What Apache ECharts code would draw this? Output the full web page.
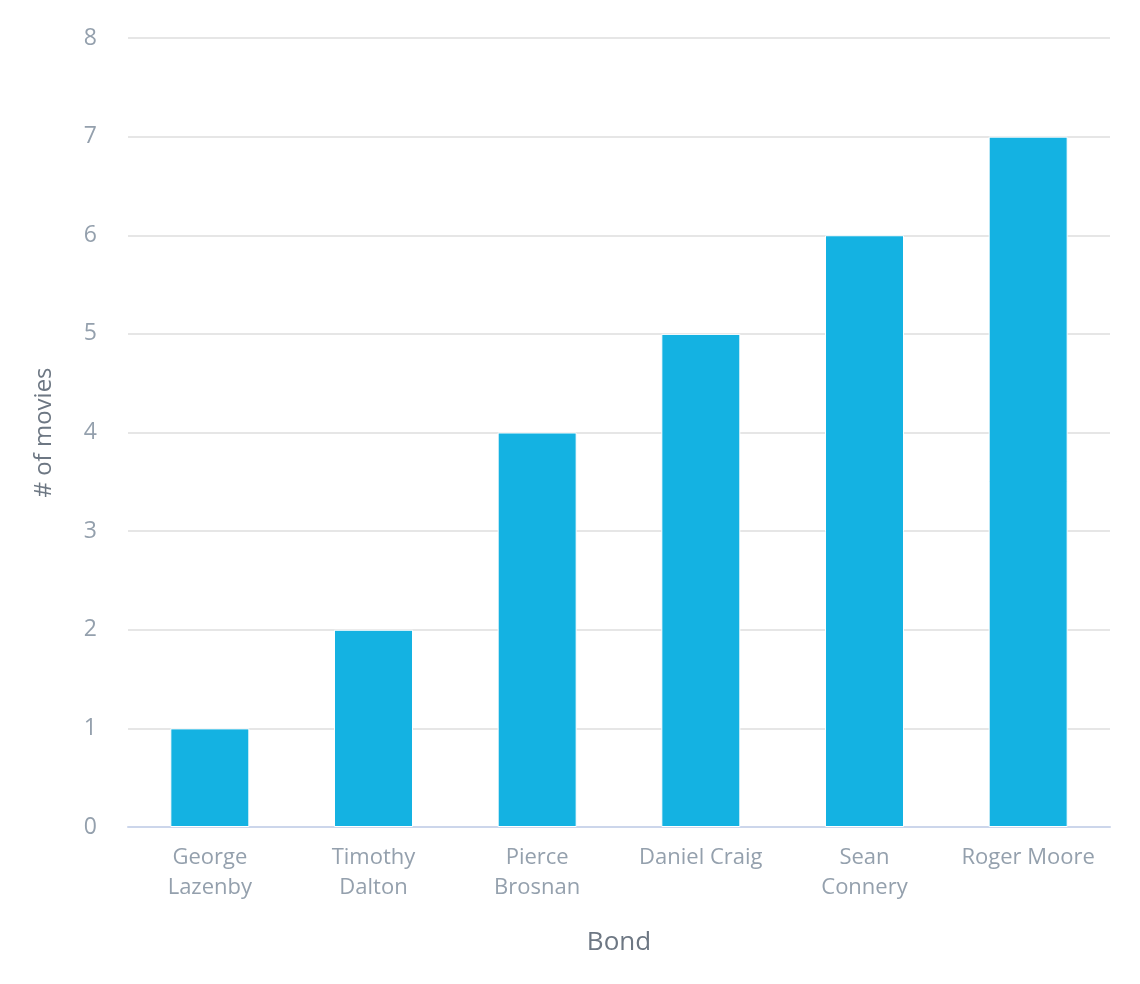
<!DOCTYPE html>
<html><head><meta charset="utf-8">
<script src="https://cdn.jsdelivr.net/npm/echarts@6/dist/echarts.min.js"></script>
<style>html,body{margin:0;padding:0;background:#fff}#c{width:1140px;height:984px}</style>
</head><body><div id="c"></div>
<script>
const categories = ["George Lazenby","Timothy Dalton","Pierce Brosnan","Daniel Craig","Sean Connery","Roger Moore"];
const categoryLabels = ["George\nLazenby","Timothy\nDalton","Pierce\nBrosnan","Daniel Craig","Sean\nConnery","Roger Moore"];
const movies = [1,2,4,5,6,7];
const yTicks = [0,1,2,3,4,5,6,7,8];

const FONT = '"Open Sans"';
const chart = echarts.init(document.getElementById('c'));
chart.setOption({
  animation:false,
  grid:{left:128,right:30,top:38,bottom:157,containLabel:false},
  xAxis:{type:'category',data:categories,
    name:'Bond',nameLocation:'middle',nameGap:103,
    nameTextStyle:{color:'#6d7783',fontSize:26,fontFamily:FONT},
    axisLine:{lineStyle:{color:'#ccd6eb',width:2}},
    axisTick:{show:false},
    axisLabel:{color:'#94a0ad',fontSize:22,fontFamily:FONT,lineHeight:30,margin:16,interval:0,hideOverlap:false,
      formatter:(v,i)=>categoryLabels[i]}},
  yAxis:{type:'value',min:yTicks[0],max:yTicks[yTicks.length-1],interval:1,
    name:'# of movies',nameLocation:'middle',nameGap:72,
    nameTextStyle:{color:'#6d7783',fontSize:24,fontFamily:FONT},
    axisLine:{show:false},axisTick:{show:false},
    axisLabel:{color:'#94a0ad',fontSize:23,fontFamily:FONT,margin:31},
    splitLine:{lineStyle:{color:'#e6e6e6',width:2}}},
  series:[{type:'bar',data:movies,barWidth:79,
    itemStyle:{color:'#14b2e2',borderColor:'#ffffff',borderWidth:1}}]
});
</script></body></html>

Task requirements
Restate the whole listing above exactly, except for its images.

Complete response
What Apache ECharts code would draw this? Output the full web page.
<!DOCTYPE html>
<html><head><meta charset="utf-8">
<script src="https://cdn.jsdelivr.net/npm/echarts@6/dist/echarts.min.js"></script>
<style>html,body{margin:0;padding:0;background:#fff}#c{width:1140px;height:984px}</style>
</head><body><div id="c"></div>
<script>
const categories = ["George Lazenby","Timothy Dalton","Pierce Brosnan","Daniel Craig","Sean Connery","Roger Moore"];
const categoryLabels = ["George\nLazenby","Timothy\nDalton","Pierce\nBrosnan","Daniel Craig","Sean\nConnery","Roger Moore"];
const movies = [1,2,4,5,6,7];
const yTicks = [0,1,2,3,4,5,6,7,8];

const FONT = '"Open Sans"';
const chart = echarts.init(document.getElementById('c'));
chart.setOption({
  animation:false,
  grid:{left:128,right:30,top:38,bottom:157,containLabel:false},
  xAxis:{type:'category',data:categories,
    name:'Bond',nameLocation:'middle',nameGap:103,
    nameTextStyle:{color:'#6d7783',fontSize:26,fontFamily:FONT},
    axisLine:{lineStyle:{color:'#ccd6eb',width:2}},
    axisTick:{show:false},
    axisLabel:{color:'#94a0ad',fontSize:22,fontFamily:FONT,lineHeight:30,margin:16,interval:0,hideOverlap:false,
      formatter:(v,i)=>categoryLabels[i]}},
  yAxis:{type:'value',min:yTicks[0],max:yTicks[yTicks.length-1],interval:1,
    name:'# of movies',nameLocation:'middle',nameGap:72,
    nameTextStyle:{color:'#6d7783',fontSize:24,fontFamily:FONT},
    axisLine:{show:false},axisTick:{show:false},
    axisLabel:{color:'#94a0ad',fontSize:23,fontFamily:FONT,margin:31},
    splitLine:{lineStyle:{color:'#e6e6e6',width:2}}},
  series:[{type:'bar',data:movies,barWidth:79,
    itemStyle:{color:'#14b2e2',borderColor:'#ffffff',borderWidth:1}}]
});
</script></body></html>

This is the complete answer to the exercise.